I just cannot get over how people think they own knowledge. It is completely mystifying.
After approving them at the level of my program's advisory committee, I sent my two new courses out to my department for approval before they go on to the next stages. I have received nothing but accolades and support for them. Except from one colleague, who is sending me - and the whole department - absolutely horribly condescending emails in which they are essentially asking, "Why aren't you teaching things the way I would teach them?" Well, my friend, that is because we have different kinds of training, and I am not an expert in what you do. You want courses that do that? You teach them in your program; the courses you're proposing don't actually fit with my training or my "inter-"discipline. This colleague is also sending me emails in which they try to "teach me" very basic things I already know. I don't know where this person is getting the idea that I need to be taught these things - it is a mystery to me. In fact, in an email I had just sent them, I had explicitly said these things! It is like my words are not being heard, and what the courses actually do is not being engaged with on any level. How frustrating!

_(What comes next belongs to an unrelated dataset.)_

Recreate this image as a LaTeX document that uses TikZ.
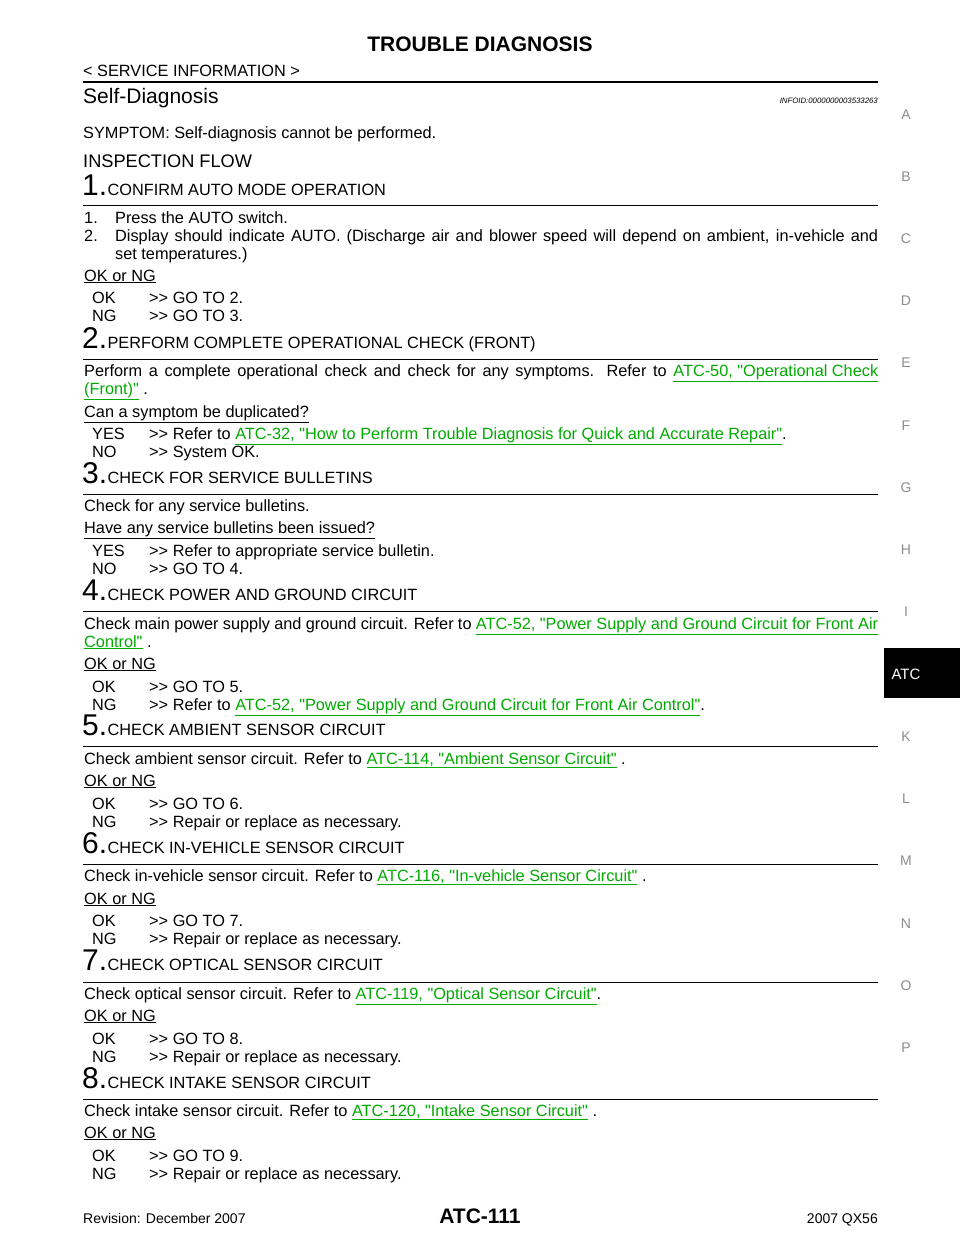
\documentclass[tikz,border=0pt]{standalone}
\usepackage{fontspec}
\setmainfont{Liberation Sans}[Ligatures=TeXOff]
\usetikzlibrary{positioning}
\definecolor{linkgreen}{RGB}{0,170,0}
\newcommand{\lnk}[1]{\textcolor{linkgreen}{\underline{#1}}}
\newcommand{\just}[2]{\makebox[#1][s]{#2}}
\newcommand{\gt}{{>}{>}}
\tikzset{
    txt/.style={anchor=base west, inner sep=0pt, font=\fontsize{16.3}{19}\selectfont},
    stepnum/.style={anchor=base west, inner sep=0pt, font=\fontsize{30}{32}\selectfont},
    steptitle/.style={anchor=base west, inner sep=0pt, font=\fontsize{16.3}{19}\selectfont},
    tabletter/.style={anchor=base, inner sep=0pt, text=black!45, font=\fontsize{14}{16}\selectfont},
    rule/.style={line width=0.8pt},
}
\begin{document}
\begin{tikzpicture}[x=1pt,y=-1pt]
    \useasboundingbox (0,0) rectangle (960,1242);
    % header
    \node[anchor=base,inner sep=0pt,font=\fontsize{21}{24}\selectfont\bfseries](title) at (480,51) {TROUBLE DIAGNOSIS};
    \node[txt](sect) at (83,76) {< SERVICE INFORMATION >};
    \draw[line width=2pt] (83,82) -- (878,82);
    \node[txt,font=\fontsize{21}{24}\selectfont](sd) at (83,103) {Self-Diagnosis};
    \node[anchor=base east,inner sep=0pt,font=\fontsize{7.8}{9}\selectfont\itshape](info) at (878,103) {INFOID:0000000003533263};
    \node[txt](symp) at (83,138) {SYMPTOM: Self-diagnosis cannot be performed.};
    \node[txt,font=\fontsize{18.2}{21}\selectfont](flow) at (83,167) {INSPECTION FLOW};

    % step 1
    \node[stepnum](n1) at (82,195) {1.};
    \node[steptitle,right=0pt of n1.base east,anchor=base west](h1) {CONFIRM AUTO MODE OPERATION};
    \draw[rule] (83,205) -- (878,205);
    \node[txt](a1) at (84,223) {\makebox[31pt][l]{1.}Press the AUTO switch.};
    \node[txt](a2) at (84,241) {\makebox[31pt][l]{2.}\just{763pt}{Display should indicate AUTO. (Discharge air and blower speed will depend on ambient, in-vehicle and}};
    \node[txt](a3) at (115,259) {set temperatures.)};
    \node[txt](q1) at (84,281) {\underline{OK or NG}};
    \node[txt](ok1) at (92,303) {OK};
    \node[txt](okr1) at (149,303) {\gt\ GO TO 2.};
    \node[txt](ng1) at (92,321) {NG};
    \node[txt](ngr1) at (149,321) {\gt\ GO TO 3.};

    % step 2
    \node[stepnum](n2) at (82,348) {2.};
    \node[steptitle,right=0pt of n2.base east,anchor=base west](h2) {PERFORM COMPLETE OPERATIONAL CHECK (FRONT)};
    \draw[rule] (83,359) -- (878,359);
    \node[txt](b1) at (84,376) {\just{794pt}{Perform a complete operational check and check for any symptoms. Refer to \lnk{ATC-50, "Operational Check}}};
    \node[txt](b2) at (84,394) {\lnk{(Front)"} .};
    \node[txt](q2) at (84,417) {\underline{Can a symptom be duplicated?}};
    \node[txt](ok2) at (92,439) {YES};
    \node[txt](okr2) at (149,439) {\gt\ Refer to \lnk{ATC-32, "How to Perform Trouble Diagnosis for Quick and Accurate Repair"}.};
    \node[txt](ng2) at (92,457) {NO};
    \node[txt](ngr2) at (149,457) {\gt\ System OK.};

    % step 3
    \node[stepnum](n3) at (82,483) {3.};
    \node[steptitle,right=0pt of n3.base east,anchor=base west](h3) {CHECK FOR SERVICE BULLETINS};
    \draw[rule] (83,494) -- (878,494);
    \node[txt](c1) at (84,511) {Check for any service bulletins.};
    \node[txt](q3) at (84,533) {\underline{Have any service bulletins been issued?}};
    \node[txt](ok3) at (92,556) {YES};
    \node[txt](okr3) at (149,556) {\gt\ Refer to appropriate service bulletin.};
    \node[txt](ng3) at (92,574) {NO};
    \node[txt](ngr3) at (149,574) {\gt\ GO TO 4.};

    % step 4
    \node[stepnum](n4) at (82,600) {4.};
    \node[steptitle,right=0pt of n4.base east,anchor=base west](h4) {CHECK POWER AND GROUND CIRCUIT};
    \draw[rule] (83,611) -- (878,611);
    \node[txt](d1) at (84,629) {\just{794pt}{Check main power supply and ground circuit. Refer to \lnk{ATC-52, "Power Supply and Ground Circuit for Front Air}}};
    \node[txt](d2) at (84,647) {\lnk{Control"} .};
    \node[txt](q4) at (84,669) {\underline{OK or NG}};
    \node[txt](ok4) at (92,692) {OK};
    \node[txt](okr4) at (149,692) {\gt\ GO TO 5.};
    \node[txt](ng4) at (92,710) {NG};
    \node[txt](ngr4) at (149,710) {\gt\ Refer to \lnk{ATC-52, "Power Supply and Ground Circuit for Front Air Control"}.};

    % step 5
    \node[stepnum](n5) at (82,735) {5.};
    \node[steptitle,right=0pt of n5.base east,anchor=base west](h5) {CHECK AMBIENT SENSOR CIRCUIT};
    \draw[rule] (83,746) -- (878,746);
    \node[txt](e1) at (84,764) {Check ambient sensor circuit. Refer to \lnk{ATC-114, "Ambient Sensor Circuit"} .};
    \node[txt](q5) at (84,786) {\underline{OK or NG}};
    \node[txt](ok5) at (92,809) {OK};
    \node[txt](okr5) at (149,809) {\gt\ GO TO 6.};
    \node[txt](ng5) at (92,827) {NG};
    \node[txt](ngr5) at (149,827) {\gt\ Repair or replace as necessary.};

    % step 6
    \node[stepnum](n6) at (82,853) {6.};
    \node[steptitle,right=0pt of n6.base east,anchor=base west](h6) {CHECK IN-VEHICLE SENSOR CIRCUIT};
    \draw[rule] (83,864) -- (878,864);
    \node[txt](f1) at (84,881) {Check in-vehicle sensor circuit. Refer to \lnk{ATC-116, "In-vehicle Sensor Circuit"} .};
    \node[txt](q6) at (84,904) {\underline{OK or NG}};
    \node[txt](ok6) at (92,926) {OK};
    \node[txt](okr6) at (149,926) {\gt\ GO TO 7.};
    \node[txt](ng6) at (92,944) {NG};
    \node[txt](ngr6) at (149,944) {\gt\ Repair or replace as necessary.};

    % step 7
    \node[stepnum](n7) at (82,970) {7.};
    \node[steptitle,right=0pt of n7.base east,anchor=base west](h7) {CHECK OPTICAL SENSOR CIRCUIT};
    \draw[rule] (83,982) -- (878,982);
    \node[txt](g1) at (84,999) {Check optical sensor circuit. Refer to \lnk{ATC-119, "Optical Sensor Circuit"}.};
    \node[txt](q7) at (84,1021) {\underline{OK or NG}};
    \node[txt](ok7) at (92,1044) {OK};
    \node[txt](okr7) at (149,1044) {\gt\ GO TO 8.};
    \node[txt](ng7) at (92,1062) {NG};
    \node[txt](ngr7) at (149,1062) {\gt\ Repair or replace as necessary.};

    % step 8
    \node[stepnum](n8) at (82,1088) {8.};
    \node[steptitle,right=0pt of n8.base east,anchor=base west](h8) {CHECK INTAKE SENSOR CIRCUIT};
    \draw[rule] (83,1099) -- (878,1099);
    \node[txt](k1) at (84,1116) {Check intake sensor circuit. Refer to \lnk{ATC-120, "Intake Sensor Circuit"} .};
    \node[txt](q8) at (84,1138) {\underline{OK or NG}};
    \node[txt](ok8) at (92,1161) {OK};
    \node[txt](okr8) at (149,1161) {\gt\ GO TO 9.};
    \node[txt](ng8) at (92,1179) {NG};
    \node[txt](ngr8) at (149,1179) {\gt\ Repair or replace as necessary.};

    % footer
    \node[txt,font=\fontsize{14}{16}\selectfont](rev) at (83,1223) {Revision: December 2007};
    \node[anchor=base,inner sep=0pt,font=\fontsize{21}{24}\selectfont\bfseries](page) at (480,1223) {ATC-111};
    \node[anchor=base east,inner sep=0pt,font=\fontsize{14}{16}\selectfont](model) at (878,1223) {2007 QX56};

    % side tabs
    \foreach \l/\y in {A/119,B/181,C/243,D/305,E/367,F/430,G/492,H/554,I/616,K/741,L/803,M/865,N/928,O/990,P/1052}
        \node[tabletter](tab\l) at (906,\y) {\l};
    \fill[black] (884,648) rectangle (960,698);
    \node[tabletter,text=white,font=\fontsize{15}{17}\selectfont](tabATC) at (906,679) {ATC};
\end{tikzpicture}
\end{document}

I'm not sure how to respond. I feel as if I can't just let it go, this latest condescending email that purports to "teach me" things. It's a matter of pride. But I don't know - maybe I shoul just ignore. Ugh. Why, why, why do people want to make academe into a monoculture? And how do people have the chutzpah to talk to colleagues - people with PhD's, for goodness sake - in that way? (Part of the answer is gender, in this case.)
Update: I responded quite collegially but quite forcefully, and seem to have gotten the colleague to back off: I received a "Peace" response.